I currently have a dataframe in R that looks something like this:
Procedure 1 | Procedure 2 | Procedure 3 | Procedure 4 | C-section |
---|---|---|---|---|
D | A | NA | NA | 0 |
B | F | NA | NA | 0 |
Z | F | L | NA | 0 |
Z | C | L | NA | 0 |
Each row represents a person and I want to write a script that will change the c-section column for that specific row to = 1 if any value between procedure 1 to procedure 3 equals either 'A' or 'B' or 'F'. Essentially, I want my dataframe to look like this:
Procedure 1 | Procedure 2 | Procedure 3 | Procedure 4 | C-section |
---|---|---|---|---|
D | A | NA | NA | 1 |
B | F | NA | NA | 1 |
Z | F | L | NA | 1 |
Z | C | L | NA | 0 |
Here is the code I have currently written trying to loop through the columns and then using if/else-if statements to change the value of the c-section column.
for(i in 1:3){
if (df[ , i] == 'A'){
df$csection[, i] <- 1
}
else if(df[ , i] == 'B'){
df$csection[, i] <- 1
}
else if(df[ , i] == 'F'){
df$csection[, i] <- 1
}
}
However, I don't seem to be getting the right results and the c-section column remains unchanged.
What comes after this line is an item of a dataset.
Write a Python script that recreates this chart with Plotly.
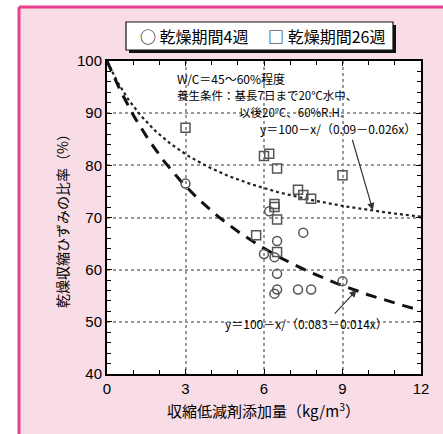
import numpy as np
import plotly.graph_objects as go

# Drying period 4 weeks (open circles)
x_4w = [3.0, 6.2, 7.5, 6.5, 6.0, 6.4, 6.5, 9.0, 7.3, 7.8, 6.5, 6.4]
y_4w = [76.5, 71.2, 67.1, 65.5, 63.0, 62.4, 59.2, 57.8, 56.2, 56.2, 56.2, 55.4]

# Drying period 26 weeks (open squares)
x_26w = [3.0, 6.0, 6.2, 6.5, 7.3, 7.5, 7.8, 9.0, 6.4, 6.4, 6.5, 5.7, 6.5]
y_26w = [87.2, 81.8, 82.2, 79.4, 75.3, 74.3, 73.6, 78.1, 72.6, 72.0, 69.6, 66.6, 63.4]

# Fitted curve coefficients: y = 100 - x / (a + b x)
fit_26w = [0.09, 0.026]
fit_4w = [0.083, 0.014]

x_ticks = [0, 3, 6, 9, 12]
y_ticks = [40, 50, 60, 70, 80, 90, 100]

JP = "Noto Sans CJK JP"
NUM = "Liberation Sans"

xc = np.linspace(0, 12, 200)
yc_26 = 100 - xc / (fit_26w[0] + fit_26w[1] * xc)
yc_4 = 100 - xc / (fit_4w[0] + fit_4w[1] * xc)

fig = go.Figure()
fig.add_trace(go.Scatter(x=xc, y=yc_26, mode="lines",
                         line=dict(color="#222", width=2.2, dash="dot"),
                         showlegend=False, hoverinfo="skip"))
fig.add_trace(go.Scatter(x=xc, y=yc_4, mode="lines",
                         line=dict(color="#111", width=3, dash="11px,8px"),
                         showlegend=False, hoverinfo="skip"))
fig.add_trace(go.Scatter(x=x_26w, y=y_26w, mode="markers",
                         marker=dict(symbol="square-open", size=9,
                                     color="#555", line=dict(width=1.5)),
                         showlegend=False))
fig.add_trace(go.Scatter(x=x_4w, y=y_4w, mode="markers",
                         marker=dict(symbol="circle-open", size=9,
                                     color="#555", line=dict(width=1.5)),
                         showlegend=False))

# Pink panel with magenta top/left rule
L, R, T, B = 107, 22, 61, 60
W, H = 443, 434
pw, ph = W - L - R, H - T - B
def px(xp):
    return (xp - L) / pw
def py(yp):
    return (H - B - yp) / ph

shapes = [
    dict(type="rect", xref="paper", yref="paper", x0=px(19), x1=px(443),
         y0=py(434), y1=py(7), fillcolor="#f8dce6", line=dict(width=0),
         layer="below"),
    # white plotting area on top of the panel
    dict(type="rect", xref="paper", yref="paper", x0=0, x1=1, y0=0, y1=1,
         fillcolor="white", line=dict(width=0), layer="below"),
    dict(type="line", xref="paper", yref="paper", x0=px(19), x1=px(443),
         y0=py(7), y1=py(7), line=dict(color="#e8408f", width=3)),
    dict(type="line", xref="paper", yref="paper", x0=px(19), x1=px(19),
         y0=py(434), y1=py(7), line=dict(color="#e8408f", width=3)),
    # legend box with drop shadow
    dict(type="rect", xref="paper", yref="paper", x0=px(129), x1=px(396),
         y0=py(53), y1=py(25), fillcolor="#111", line=dict(width=0)),
    dict(type="rect", xref="paper", yref="paper", x0=px(126), x1=px(393),
         y0=py(50), y1=py(22), fillcolor="white",
         line=dict(color="#111", width=1.2)),
]

annotations = [
    dict(xref="paper", yref="paper", x=px(262), y=py(36),
         xanchor="center", yanchor="middle",
         text="○ 乾燥期間4週　 □ 乾燥期間26週", showarrow=False,
         font=dict(family=JP, size=16, color="black")),
    dict(xref="paper", yref="paper", x=px(62), y=py(218),
         xanchor="center", yanchor="middle",
         text="乾燥収縮ひずみの比率（%）", textangle=-90, showarrow=False,
         font=dict(family=JP, size=14, color="black")),
    dict(xref="paper", yref="paper", x=px(263), y=py(410),
         xanchor="center", yanchor="middle",
         text="収縮低減剤添加量（kg/m<sup>3</sup>）", showarrow=False,
         font=dict(family=JP, size=15, color="black")),
    dict(x=2.6, y=96.65, xanchor="left", yanchor="middle",
         text="W/C＝45～60%程度",
         showarrow=False, font=dict(family=JP, size=12, color="black")),
    dict(x=2.6, y=93.39, xanchor="left", yanchor="middle",
         text="養生条件：基長7日まで20℃水中、",
         showarrow=False, font=dict(family=JP, size=11.5, color="black")),
    dict(x=4.98, y=90.22, xanchor="left", yanchor="middle",
         text="以後20℃、60%R.H.",
         showarrow=False, font=dict(family=JP, size=11.5, color="black")),
    dict(x=5.77, y=87.0, xanchor="left", yanchor="middle",
         text="y＝100－x/（0.09－0.026x）",
         showarrow=False, font=dict(family=JP, size=12, color="black")),
    dict(x=4.43, y=49.6, xanchor="left", yanchor="middle",
         text="y＝100－x/（0.083－0.014x）",
         showarrow=False, font=dict(family=JP, size=12, color="black")),
    dict(x=10.16, y=71.4, ax=9.36, ay=85.2, axref="x", ayref="y",
         text="", showarrow=True, arrowhead=2, arrowsize=1.2,
         arrowwidth=1.2, arrowcolor="#333"),
    dict(x=9.54, y=56.1, ax=8.65, ay=51.3, axref="x", ayref="y",
         text="", showarrow=True, arrowhead=2, arrowsize=1.2,
         arrowwidth=1.2, arrowcolor="#333"),
]

axis_common = dict(showline=True, linecolor="black", linewidth=2,
                   mirror="ticks", ticks="inside", ticklen=5, tickwidth=1.2,
                   tickcolor="black", showgrid=True, gridcolor="#999",
                   griddash="dot", gridwidth=1.5, zeroline=False,
                   tickfont=dict(family=NUM, size=15, color="black"))

fig.update_layout(
    width=W, height=H,
    margin=dict(l=L, r=R, t=T, b=B),
    paper_bgcolor="white", plot_bgcolor="white",
    shapes=shapes, annotations=annotations,
    showlegend=False,
    xaxis=dict(range=[0, 12], tickvals=x_ticks,
               minor=dict(dtick=1, ticks="inside", ticklen=4,
                          tickcolor="black", showgrid=False),
               **axis_common),
    yaxis=dict(range=[40, 100], tickvals=y_ticks,
               minor=dict(dtick=2, ticks="inside", ticklen=4,
                          tickcolor="black", showgrid=False),
               **axis_common),
)

fig.write_html("out.html")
CodePudding user response:
You do not need to use loops for this kind of operation in R. First make you data reproducible:
dput(dfr)
structure(list(Procedure1 = c("D", "B", "Z", "Z"), Procedure2 = c("A",
"F", "F", "C"), Procedure3 = c(NA, NA, "L", "L"), Procedure4 = c(NA,
NA, NA, NA), C.Section = c(0L, 0L, 0L, 0L)), class = "data.frame", row.names = c(NA,
-4L))
Now identify the rows that need to be changed:
check <- apply(dfr[, 1:3], 1, function(x) any(x %in% c("A", "B", "F")) )
check
# [1] TRUE TRUE TRUE FALSE
Now make the changes:
dfr$C.Section[check] <- 1
dfr
# Procedure1 Procedure2 Procedure3 Procedure4 C.Section
# 1 D A <NA> NA 1
# 2 B F <NA> NA 1
# 3 Z F L NA 1
# 4 Z C L NA 0
CodePudding user response:
- We can use ``
library(dplyr)
df |> rowwise() |>
mutate(C.Section = as.numeric(any(c_across(1:3) %in% c("A", "B", "F"))))
- Output
# A tibble: 4 × 5
# Rowwise:
Procedure1 Procedure2 Procedure3 Procedure4 C.Section
<chr> <chr> <chr> <lgl> <dbl>
1 D A NA NA 1
2 B F NA NA 1
3 Z F L NA 1
4 Z C L NA 0
CodePudding user response:
Using built-in functions:
cols = c("Procedure1", "Procedure2", "Procedure3")
df$C.Section[] = rowSums(sapply(df[cols], `%in%`, c("A", "F", "E")))>0
Procedure1 Procedure2 Procedure3 Procedure4 C.Section
1 D A <NA> NA 1
2 B F <NA> NA 1
3 Z F L NA 1
4 Z C L NA 0